Linux to Linux
brad.mugleston at comcast.net
brad.mugleston at comcast.net
Tue Mar 8 23:58:19 UTC 2005
On Mon, 7 Mar 2005, Rick Stevens wrote:
> brad.mugleston at comcast.net wrote:
>
> Peachy. Essentially, your /etc/exports file on the server would look
> like:
>
> /home/brad 192.168/16(rw,no_root_squash)
>
> To manually start the NFS server code:
>
> /etc/rc.d/init.d/portmap start
> /etc/rc.d/init.d/nfslock start
> /etc/rc.d/init.d/nfs start
>
> On the client, you'd add lines to your /etc/fstab that look like:
>
> nfsserver:/home/brad /mountpoint nfs rw 0 0
>
> If you have that in /etc/fstab, the following two commands will start
> the NFS client code and automatically mount any NFS volumes it finds
> in /etc/fstab:
>
> /etc/rc.d/init.d/portmap start
> /etc/rc.d/init.d/netfs start
>
> If you don't have any entries in /etc/fstab, mount the stuff via:
>
> mount -t nfs nfsserver:/home/brad /mountpoint
>
> If you wish to make these permanent (start NFS server processes and
> mount them on the NFS client), then you can do the following:
>
> On the server:
>
> chkconfig --levels 2345 portmap on
> chkconfig --levels 2345 nfslock on
> chkconfig --levels 2345 nfs on
>
> On the client:
>
> chkconfig --levels 2345 portmap on
> chkconfig --levels 2345 netfs on
>
> Note that this is only for NFS file sharing.

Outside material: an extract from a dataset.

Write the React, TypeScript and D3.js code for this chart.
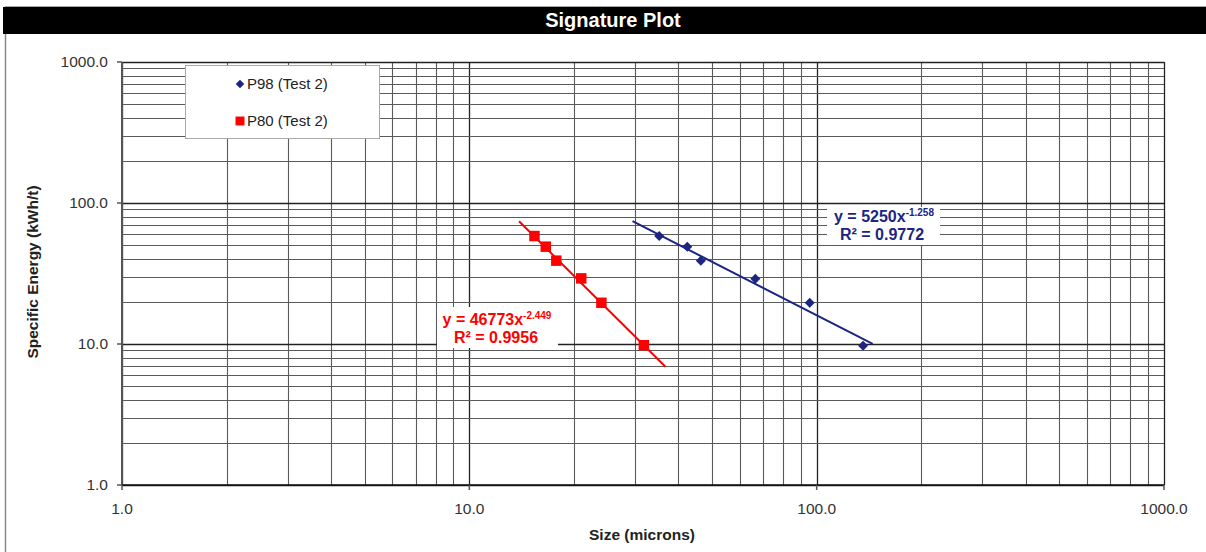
import React from "react";
import * as d3 from "d3";

const titleText = "Signature Plot";
const xTitle = "Size (microns)";
const yTitle = "Specific Energy (kWh/t)";
const decadeTicks = [1, 10, 100, 1000];

const p98Label = "P98 (Test 2)";
const p98Size = [35.2, 42.4, 46.4, 66.6, 95.5, 136];
const p98Energy = [58.3, 49.0, 39.0, 29.0, 19.6, 9.7];
const p98Fit = { a: 5250, b: -1.258, from: 29.5, to: 145, coef: "5250", exp: "-1.258", r2: "0.9772" };

const p80Label = "P80 (Test 2)";
const p80Size = [15.4, 16.6, 17.8, 21.0, 24.0, 31.8];
const p80Energy = [58.3, 49.0, 39.0, 29.2, 19.6, 9.8];
const p80Fit = { a: 46773, b: -2.449, from: 13.9, to: 36.7, coef: "46773", exp: "-2.449", r2: "0.9956" };

const W = 1206;
const H = 552;
const L = 122, R = 1164, T = 62, B = 485;
const BLUE = "#1c2583";
const RED = "#ff0000";
const FONT = "'Liberation Sans', Arial, sans-serif";

function minorValues(): number[] {
  const out: number[] = [];
  for (let k = 0; k < 3; k++) {
    for (let m = 1; m <= 9; m++) out.push(m * Math.pow(10, k));
  }
  out.push(1000);
  return out;
}

export default function App() {
  const x = d3.scaleLog().domain([1, 1000]).range([L, R]);
  const y = d3.scaleLog().domain([1, 1000]).range([B, T]);
  const grid = minorValues();
  const fmt = d3.format(".1f");
  const isMajor = (v: number) => decadeTicks.some((d) => Math.abs(d - v) < 1e-9);
  const px = (v: number) => Math.round(v) + 0.5;

  const fitLine = (f: { a: number; b: number; from: number; to: number }) => {
    const pts: [number, number][] = [f.from, f.to].map((s) => [s, f.a * Math.pow(s, f.b)]);
    return d3.line<[number, number]>().x((d) => x(d[0])).y((d) => y(d[1]))(pts) || "";
  };

  const diamond = d3.symbol().type(d3.symbolSquare).size(50)() || "";
  const square = d3.symbol().type(d3.symbolSquare).size(110)() || "";
  const legendDiamond = d3.symbol().type(d3.symbolSquare).size(36)() || "";
  const legendSquare = d3.symbol().type(d3.symbolSquare).size(80)() || "";

  return (
    <svg
      width={W}
      height={H}
      style={{ position: "absolute", left: 0, top: 0, background: "#fff" }}
      fontFamily={FONT}
    >
      <rect x={0} y={0} width={W} height={H} fill="#fff" />
      <rect x={5.5} y={7} width={W + 10} height={H + 10} fill="#fff" stroke="#888" strokeWidth={1.5} />
      <rect x={3} y={7} width={W - 3} height={27} fill="#000" />
      <text x={613} y={27} textAnchor="middle" fill="#fff" fontSize={20} fontWeight="bold">
        {titleText}
      </text>

      {/* gridlines */}
      {grid.map((v) => (
        <line
          key={"gx" + v}
          x1={px(x(v))}
          x2={px(x(v))}
          y1={T}
          y2={B}
          stroke={isMajor(v) ? "#222" : "#5a5a5a"}
          strokeWidth={isMajor(v) ? 1.3 : 1.1}
        />
      ))}
      {grid.map((v) => (
        <line
          key={"gy" + v}
          x1={L}
          x2={R}
          y1={px(y(v))}
          y2={px(y(v))}
          stroke={isMajor(v) ? "#222" : "#5a5a5a"}
          strokeWidth={isMajor(v) ? 1.3 : 1.1}
        />
      ))}

      {/* axes */}
      <line x1={L} x2={L} y1={T} y2={B} stroke="#555" strokeWidth={2} />
      <line x1={L} x2={R} y1={B} y2={B} stroke="#111" strokeWidth={1.5} />
      {decadeTicks.map((v) => (
        <g key={"ty" + v}>
          <line x1={L - 5} x2={L} y1={y(v)} y2={y(v)} stroke="#555" strokeWidth={1.5} />
          <text x={108} y={y(v)} dy="0.35em" textAnchor="end" fontSize={15.5} fill="#333">
            {fmt(v)}
          </text>
        </g>
      ))}
      {decadeTicks.map((v) => (
        <g key={"tx" + v}>
          <line x1={x(v)} x2={x(v)} y1={B} y2={B + 5} stroke="#555" strokeWidth={1.5} />
          <text x={x(v)} y={509} dy="0.35em" textAnchor="middle" fontSize={15.5} fill="#333">
            {fmt(v)}
          </text>
        </g>
      ))}
      <text x={642} y={535} dy="0.35em" textAnchor="middle" fontSize={15.5} fontWeight="bold" fill="#222">
        {xTitle}
      </text>
      <text
        transform={`translate(33,272) rotate(-90)`}
        dy="0.35em"
        textAnchor="middle"
        fontSize={15.5}
        fontWeight="bold"
        fill="#222"
      >
        {yTitle}
      </text>

      {/* trend lines */}
      <path d={fitLine(p80Fit)} stroke={RED} strokeWidth={2} fill="none" />
      <path d={fitLine(p98Fit)} stroke={BLUE} strokeWidth={2} fill="none" />

      {/* points */}
      {p80Size.map((s, i) => (
        <path key={"r" + i} d={square} transform={`translate(${x(s)},${y(p80Energy[i])})`} fill={RED} />
      ))}
      {p98Size.map((s, i) => (
        <path
          key={"b" + i}
          d={diamond}
          transform={`translate(${x(s)},${y(p98Energy[i])}) rotate(45)`}
          fill={BLUE}
        />
      ))}

      {/* equations */}
      <g>
        <rect x={437} y={307} width={121} height={41} fill="#fff" />
        <text x={497} y={325} textAnchor="middle" fontSize={16} fontWeight="bold" fill={RED}>
          {"y = " + p80Fit.coef + "x"}
          <tspan fontSize={10} dy={-6}>{p80Fit.exp}</tspan>
        </text>
        <text x={496} y={343} textAnchor="middle" fontSize={16} fontWeight="bold" fill={RED}>
          {"R² = " + p80Fit.r2}
        </text>
      </g>
      <g>
        <rect x={827} y={207} width={113} height={38} fill="#fff" />
        <text x={884} y={222} textAnchor="middle" fontSize={16} fontWeight="bold" fill={BLUE}>
          {"y = " + p98Fit.coef + "x"}
          <tspan fontSize={10} dy={-6}>{p98Fit.exp}</tspan>
        </text>
        <text x={882} y={240} textAnchor="middle" fontSize={16} fontWeight="bold" fill={BLUE}>
          {"R² = " + p98Fit.r2}
        </text>
      </g>

      {/* legend */}
      <rect x={185.5} y={65.5} width={194} height={73} fill="#fff" stroke="#aaa" strokeWidth={1} />
      <path d={legendDiamond} transform="translate(240,84) rotate(45)" fill={BLUE} />
      <text x={247} y={84} dy="0.35em" fontSize={15} fill="#222">{p98Label}</text>
      <path d={legendSquare} transform="translate(240,121)" fill={RED} />
      <text x={247} y={121} dy="0.35em" fontSize={15} fill="#222">{p80Label}</text>
    </svg>
  );
}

See "man exports" for
> details on the /etc/exports file and "man 5 nfs" for the available NFS
> options for /etc/fstab and the "mount -t nfs" command. If you wanted to
> do it via Samba, I think you already know how since you apparently share
> that stuff with Windows already. Just think of the Samba shares as
> Windows shares.
>
> As to the printer, run the printer manager GUI stuff on the machine
> where the printer is attached ("system-config-printer" under FC2/3).
> Double click on the printer you want to share, then click on the
> "Sharing..." button at the bottom of the "Edit a print queue" box. Put
> a check in the "This queue is available to other computers" and "All
> Hosts" should show up in the list of allowed systems. Click on "OK",
> then click on the "Apply" icon in the "Printer Configuration" box to
> restart the queues.
>
> Wait a few minutes for the shared queue to get broadcast, then go to the
> client machine and bring up its printer manager. The queue from the
> server machine should show up in the "Browsed queues" list. Just double
> click it, select it as the default, set up the queue name and driver and
> you should be good to go.
>
> Note that the printer(s) exported from the server will be running the
> "IPP" protocol (internet printing protocol, TCP/UDP port 631), should
> you need to access them from a machine that doesn't have a GUI or that
> can't browse queues on the net. If you need to access it via a URL,
> "ipp://printserver/queuename". RFC 3510 describes the IPP URL.
>
> Hope your brain doesn't bleed after all that! :-)
OK, the first part - no problem. I don't seem to be able to
"share" my printers. My server is running RH9.0 ans there isn't
a Sharing option that I can find in the setup.